- _The request_: Leave the pictures out and retype the lines from the beginning through the line with "const catTicks = [0, 0.25, 0.5, 0.75, 1]", both ends included.

##############################

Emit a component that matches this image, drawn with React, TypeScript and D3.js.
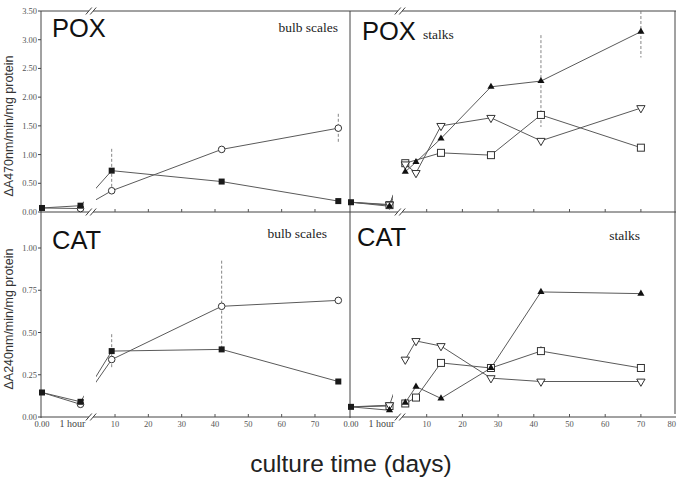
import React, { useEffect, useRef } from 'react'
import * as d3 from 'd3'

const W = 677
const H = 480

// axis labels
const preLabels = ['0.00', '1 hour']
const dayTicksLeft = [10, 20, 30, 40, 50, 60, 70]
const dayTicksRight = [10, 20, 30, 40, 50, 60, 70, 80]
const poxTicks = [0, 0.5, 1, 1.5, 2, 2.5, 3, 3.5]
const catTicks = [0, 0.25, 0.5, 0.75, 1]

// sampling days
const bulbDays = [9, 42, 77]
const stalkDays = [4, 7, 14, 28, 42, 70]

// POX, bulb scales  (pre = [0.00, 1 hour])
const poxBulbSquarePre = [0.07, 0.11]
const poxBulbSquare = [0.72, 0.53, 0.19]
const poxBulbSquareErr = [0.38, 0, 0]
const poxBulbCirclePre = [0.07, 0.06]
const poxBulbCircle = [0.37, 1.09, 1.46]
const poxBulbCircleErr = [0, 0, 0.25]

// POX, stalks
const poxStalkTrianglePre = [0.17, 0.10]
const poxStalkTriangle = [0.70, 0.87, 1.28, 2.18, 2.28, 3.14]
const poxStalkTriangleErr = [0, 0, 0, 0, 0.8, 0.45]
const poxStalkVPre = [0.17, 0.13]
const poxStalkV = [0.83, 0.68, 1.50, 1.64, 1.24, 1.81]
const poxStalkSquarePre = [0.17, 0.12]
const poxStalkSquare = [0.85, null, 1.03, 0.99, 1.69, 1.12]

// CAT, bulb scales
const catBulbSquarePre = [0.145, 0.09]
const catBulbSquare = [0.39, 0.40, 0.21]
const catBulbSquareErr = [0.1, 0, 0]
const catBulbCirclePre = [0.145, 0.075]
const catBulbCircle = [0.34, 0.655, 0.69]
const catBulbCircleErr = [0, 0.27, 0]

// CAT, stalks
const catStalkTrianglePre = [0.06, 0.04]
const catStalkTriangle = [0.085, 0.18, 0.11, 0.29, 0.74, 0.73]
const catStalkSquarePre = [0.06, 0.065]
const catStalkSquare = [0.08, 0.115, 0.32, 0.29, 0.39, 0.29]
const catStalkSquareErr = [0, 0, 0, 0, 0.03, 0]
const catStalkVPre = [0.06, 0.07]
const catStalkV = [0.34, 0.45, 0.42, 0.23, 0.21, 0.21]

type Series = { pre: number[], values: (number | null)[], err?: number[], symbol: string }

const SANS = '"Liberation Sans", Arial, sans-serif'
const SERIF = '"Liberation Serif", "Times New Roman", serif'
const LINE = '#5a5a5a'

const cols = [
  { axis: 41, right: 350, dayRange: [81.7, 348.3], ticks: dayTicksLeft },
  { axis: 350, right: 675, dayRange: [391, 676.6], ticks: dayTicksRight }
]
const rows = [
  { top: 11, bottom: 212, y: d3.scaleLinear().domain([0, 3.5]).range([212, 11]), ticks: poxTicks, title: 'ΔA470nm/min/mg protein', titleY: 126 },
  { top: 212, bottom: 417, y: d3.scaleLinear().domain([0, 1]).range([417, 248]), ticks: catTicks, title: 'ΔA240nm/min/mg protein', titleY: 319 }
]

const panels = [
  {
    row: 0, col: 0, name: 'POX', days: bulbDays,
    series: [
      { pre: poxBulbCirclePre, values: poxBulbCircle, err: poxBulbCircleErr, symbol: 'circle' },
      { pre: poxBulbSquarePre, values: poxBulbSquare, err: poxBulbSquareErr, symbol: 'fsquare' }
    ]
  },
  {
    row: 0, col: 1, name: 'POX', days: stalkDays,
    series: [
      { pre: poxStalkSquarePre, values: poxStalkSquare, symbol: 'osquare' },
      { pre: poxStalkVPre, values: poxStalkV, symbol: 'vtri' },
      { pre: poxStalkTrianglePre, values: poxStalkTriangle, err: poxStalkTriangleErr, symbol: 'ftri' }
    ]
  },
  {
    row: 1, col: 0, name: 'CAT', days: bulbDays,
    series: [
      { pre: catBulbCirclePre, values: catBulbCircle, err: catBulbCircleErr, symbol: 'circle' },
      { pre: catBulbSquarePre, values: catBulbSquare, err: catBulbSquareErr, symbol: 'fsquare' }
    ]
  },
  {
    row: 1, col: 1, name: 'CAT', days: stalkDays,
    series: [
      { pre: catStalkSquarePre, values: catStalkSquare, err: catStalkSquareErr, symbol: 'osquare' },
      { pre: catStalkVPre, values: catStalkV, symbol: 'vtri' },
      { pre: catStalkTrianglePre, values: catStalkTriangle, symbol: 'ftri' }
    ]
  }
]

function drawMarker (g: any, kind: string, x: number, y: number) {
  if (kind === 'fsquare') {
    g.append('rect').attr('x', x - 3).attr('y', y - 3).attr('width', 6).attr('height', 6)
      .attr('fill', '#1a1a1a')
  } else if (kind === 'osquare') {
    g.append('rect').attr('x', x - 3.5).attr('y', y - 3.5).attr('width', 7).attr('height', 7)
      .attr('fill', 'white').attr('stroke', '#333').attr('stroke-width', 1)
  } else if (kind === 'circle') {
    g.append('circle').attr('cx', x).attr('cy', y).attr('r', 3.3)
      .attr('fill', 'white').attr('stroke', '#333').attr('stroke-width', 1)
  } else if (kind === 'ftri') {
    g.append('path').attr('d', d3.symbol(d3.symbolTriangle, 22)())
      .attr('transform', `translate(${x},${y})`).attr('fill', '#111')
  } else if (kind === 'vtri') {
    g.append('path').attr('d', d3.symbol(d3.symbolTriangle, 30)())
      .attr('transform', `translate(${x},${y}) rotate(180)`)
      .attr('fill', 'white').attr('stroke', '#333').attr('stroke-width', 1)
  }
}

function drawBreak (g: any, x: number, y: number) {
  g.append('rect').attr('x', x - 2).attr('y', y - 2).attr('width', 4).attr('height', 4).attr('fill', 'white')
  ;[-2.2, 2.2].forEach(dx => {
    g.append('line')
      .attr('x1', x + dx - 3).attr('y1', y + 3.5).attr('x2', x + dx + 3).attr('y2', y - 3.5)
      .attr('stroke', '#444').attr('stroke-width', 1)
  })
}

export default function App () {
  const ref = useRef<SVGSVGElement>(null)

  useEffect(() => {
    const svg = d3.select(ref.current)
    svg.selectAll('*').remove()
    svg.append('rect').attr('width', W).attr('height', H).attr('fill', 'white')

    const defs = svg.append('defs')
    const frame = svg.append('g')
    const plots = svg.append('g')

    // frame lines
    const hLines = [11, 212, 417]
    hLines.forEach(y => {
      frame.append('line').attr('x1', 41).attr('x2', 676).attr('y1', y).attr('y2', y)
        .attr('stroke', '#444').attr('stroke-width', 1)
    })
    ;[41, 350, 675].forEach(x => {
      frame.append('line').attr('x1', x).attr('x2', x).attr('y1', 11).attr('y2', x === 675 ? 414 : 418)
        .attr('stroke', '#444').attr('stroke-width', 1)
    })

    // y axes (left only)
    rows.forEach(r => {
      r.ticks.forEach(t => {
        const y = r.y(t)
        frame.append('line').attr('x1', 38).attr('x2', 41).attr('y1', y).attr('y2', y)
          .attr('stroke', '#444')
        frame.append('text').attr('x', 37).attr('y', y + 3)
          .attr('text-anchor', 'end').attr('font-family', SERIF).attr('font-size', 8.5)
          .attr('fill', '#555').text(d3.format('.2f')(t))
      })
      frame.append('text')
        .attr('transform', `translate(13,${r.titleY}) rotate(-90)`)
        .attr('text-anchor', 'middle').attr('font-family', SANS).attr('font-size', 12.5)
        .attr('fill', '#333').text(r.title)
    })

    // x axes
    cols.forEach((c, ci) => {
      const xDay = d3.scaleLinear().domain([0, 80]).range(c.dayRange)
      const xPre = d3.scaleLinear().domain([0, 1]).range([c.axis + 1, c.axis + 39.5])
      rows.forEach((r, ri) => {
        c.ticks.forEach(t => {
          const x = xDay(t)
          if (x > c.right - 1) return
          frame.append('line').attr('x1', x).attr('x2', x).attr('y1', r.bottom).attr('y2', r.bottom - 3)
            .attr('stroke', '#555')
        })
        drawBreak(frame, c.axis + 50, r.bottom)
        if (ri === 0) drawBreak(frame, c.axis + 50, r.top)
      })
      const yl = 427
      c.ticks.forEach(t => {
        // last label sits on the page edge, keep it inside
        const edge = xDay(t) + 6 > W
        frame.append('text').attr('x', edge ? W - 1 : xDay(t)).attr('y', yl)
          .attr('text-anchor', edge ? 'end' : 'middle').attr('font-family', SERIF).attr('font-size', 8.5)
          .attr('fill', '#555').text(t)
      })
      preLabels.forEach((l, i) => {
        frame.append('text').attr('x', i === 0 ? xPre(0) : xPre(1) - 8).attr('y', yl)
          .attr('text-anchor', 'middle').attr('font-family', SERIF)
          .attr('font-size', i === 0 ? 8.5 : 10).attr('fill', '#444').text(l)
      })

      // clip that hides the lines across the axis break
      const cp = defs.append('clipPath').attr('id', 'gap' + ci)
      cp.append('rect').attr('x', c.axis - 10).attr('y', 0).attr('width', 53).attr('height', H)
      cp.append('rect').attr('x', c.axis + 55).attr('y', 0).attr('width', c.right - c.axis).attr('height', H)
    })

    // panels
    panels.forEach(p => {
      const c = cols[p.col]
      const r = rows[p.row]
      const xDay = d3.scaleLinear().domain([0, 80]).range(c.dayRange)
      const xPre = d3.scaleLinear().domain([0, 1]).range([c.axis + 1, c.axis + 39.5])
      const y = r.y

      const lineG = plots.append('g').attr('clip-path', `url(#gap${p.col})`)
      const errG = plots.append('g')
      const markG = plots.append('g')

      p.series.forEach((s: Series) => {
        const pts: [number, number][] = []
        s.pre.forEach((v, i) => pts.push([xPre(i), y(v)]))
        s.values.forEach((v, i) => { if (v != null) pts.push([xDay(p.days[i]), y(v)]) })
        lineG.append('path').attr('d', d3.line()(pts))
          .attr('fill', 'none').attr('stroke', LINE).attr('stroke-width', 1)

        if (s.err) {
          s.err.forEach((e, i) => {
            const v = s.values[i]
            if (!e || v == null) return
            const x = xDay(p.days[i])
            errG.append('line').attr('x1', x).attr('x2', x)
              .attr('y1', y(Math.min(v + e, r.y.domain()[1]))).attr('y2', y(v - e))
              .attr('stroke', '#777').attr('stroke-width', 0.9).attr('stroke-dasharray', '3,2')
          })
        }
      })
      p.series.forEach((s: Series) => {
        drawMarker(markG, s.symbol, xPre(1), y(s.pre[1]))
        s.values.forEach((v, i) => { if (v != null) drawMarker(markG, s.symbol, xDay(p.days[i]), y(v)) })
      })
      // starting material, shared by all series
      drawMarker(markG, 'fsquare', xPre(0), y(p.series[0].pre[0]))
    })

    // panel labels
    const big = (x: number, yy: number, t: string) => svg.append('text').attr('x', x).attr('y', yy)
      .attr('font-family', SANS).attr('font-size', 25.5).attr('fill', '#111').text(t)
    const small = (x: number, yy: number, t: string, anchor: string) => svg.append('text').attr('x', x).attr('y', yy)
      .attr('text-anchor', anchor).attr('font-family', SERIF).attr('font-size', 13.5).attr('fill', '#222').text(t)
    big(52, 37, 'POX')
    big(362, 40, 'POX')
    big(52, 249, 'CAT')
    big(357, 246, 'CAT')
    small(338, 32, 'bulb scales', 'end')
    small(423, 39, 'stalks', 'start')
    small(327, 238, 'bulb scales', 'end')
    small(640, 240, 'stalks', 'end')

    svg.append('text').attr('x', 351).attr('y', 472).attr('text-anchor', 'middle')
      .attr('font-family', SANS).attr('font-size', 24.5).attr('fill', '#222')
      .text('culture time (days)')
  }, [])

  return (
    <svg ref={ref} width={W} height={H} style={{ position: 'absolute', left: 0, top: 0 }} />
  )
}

##############################

- _Finished answer_:
Emit a component that matches this image, drawn with React, TypeScript and D3.js.
import React, { useEffect, useRef } from 'react'
import * as d3 from 'd3'

const W = 677
const H = 480

// axis labels
const preLabels = ['0.00', '1 hour']
const dayTicksLeft = [10, 20, 30, 40, 50, 60, 70]
const dayTicksRight = [10, 20, 30, 40, 50, 60, 70, 80]
const poxTicks = [0, 0.5, 1, 1.5, 2, 2.5, 3, 3.5]
const catTicks = [0, 0.25, 0.5, 0.75, 1]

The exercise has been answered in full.